Portugal’s World Cup Ends With Ronaldo’s Farewell and Martinez’s Resignation
Roberto Martinez has resigned as Portugal coach after their Round of 16 exit, the same match that ended Cristiano Ronaldo's sixth and final World Cup
David Sunday

Spain beat Portugal 1-0 in the Round of 16 on July 6. Substitute Mikel Merino scored in the first minute of stoppage time.
The fallout arrived within hours. Cristiano Ronaldo confirmed this was his sixth and final World Cup. Roberto Martinez announced he’s stepping down as head coach, effective immediately.
The Reaction
Ronaldo spoke with more calm than emotion. A few lines from his post-match comments:
- “We played a good game, the performance was well done. We could have done better but Spain are among the best, they will get to the final or close.”
- “I’m sad now after being eliminated like this, but I gave it all, my very best.”
- “I’m leaving with clear conscience. Sometimes you win, sometimes you lose.”
- “I won three titles with Portugal, before me it was zero titles. I can only be happy.”
- “I’ve won Euro 2016 and for me it has the same dimension as the World Cup. That remains forever.”
He’s measuring his career by what he built with Portugal overall, not by the one trophy that stayed out of reach.
Bruno Fernandes was blunter about the tournament itself: “Our World Cup has been negative. The target was to win the Cup and we didn’t get to the final.”
That gap between Ronaldo’s closure and Fernandes’ frustration says something about where this squad stands. One legend leaving on his own terms. One captain who expected more from this generation.
Why Martinez Walked Away
Martinez’s contract was set to expire at the tournament’s end regardless. He framed his exit as a natural close, not a forced one.
“It’s the end of the cycle,” he said. “It’s important to have a new voice, a new leader. I came with the goal to win the World Cup, and because I did not win, it does not make sense to continue.”
He also pushed back on the idea that the campaign was a failure: “We didn’t fail. We lost a game against a team that’s one of the favourites… You fail when you don’t try to win, and we tried to win until the last minute.”
Our read after the match was that Ronaldo had almost no service, with Portugal built to avoid conceding rather than create for him. Martinez addressed that directly:
“When you’re a team and you need a goal, you can’t take Cristiano Ronaldo off,” he said. “He can play 90 minutes, no problem. He’s a presence, he opens space, with a dead ball situation, anything in the box, it would make no sense to substitute him.”
He did concede an alternative existed: “In extra time it probably would have made sense to use Gonçalo Ramos.”

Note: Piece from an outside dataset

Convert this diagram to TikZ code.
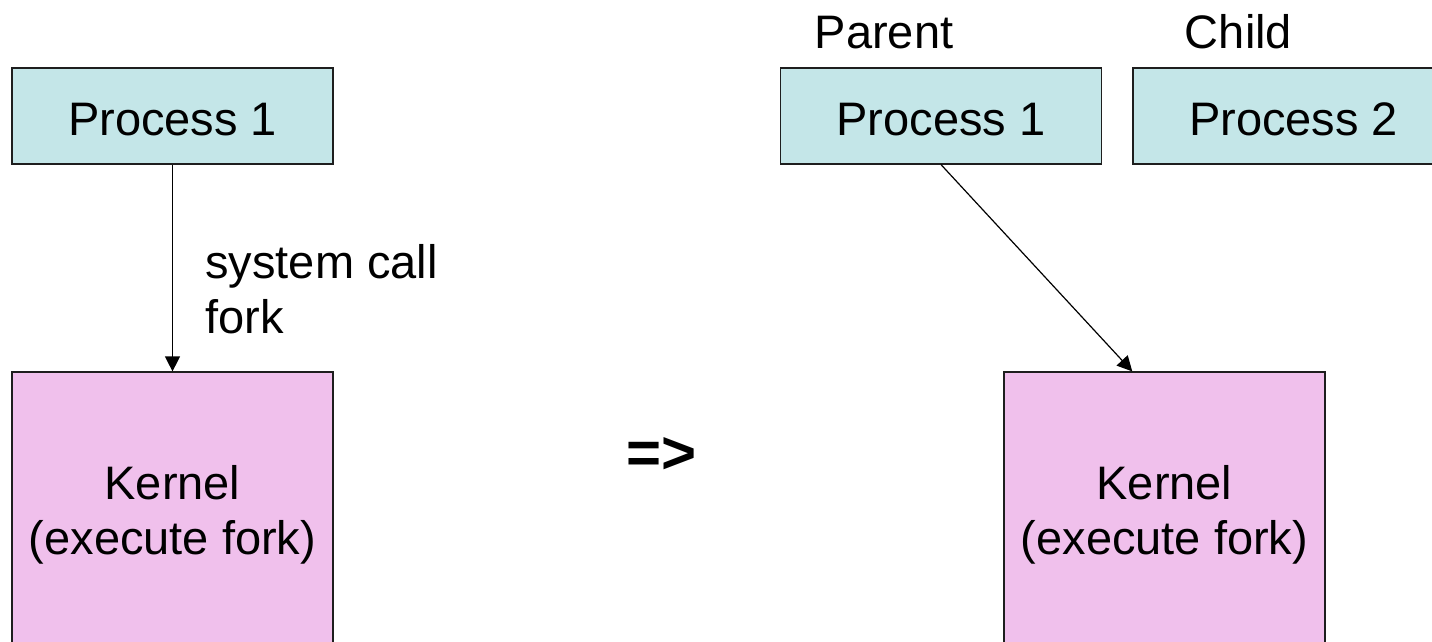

That’s a manager defending a specific call rather than dodging it. Whether it holds up against the numbers, Ronaldo finished with two shots on target, both of them Portugal’s only shots on target in the match, is a separate question. But Martinez knew exactly what he was choosing, and said so plainly.
What Happens Next
The Portuguese Football Federation now searches for a new head coach ahead of 2030, when Portugal co-hosts the World Cup alongside Spain and Morocco.
Ronaldo closes his international career with 146 goals in 233 appearances, Portugal’s all time leading scorer and most capped player. He’s also the only man to score in six different World Cups, a record that now sits at the top of football’s all-time scoring charts.
Portugal’s rebuild starts under a coach who hasn’t been named yet, without the player who carried the program for two decades, and without the manager who just walked away from it on his own terms.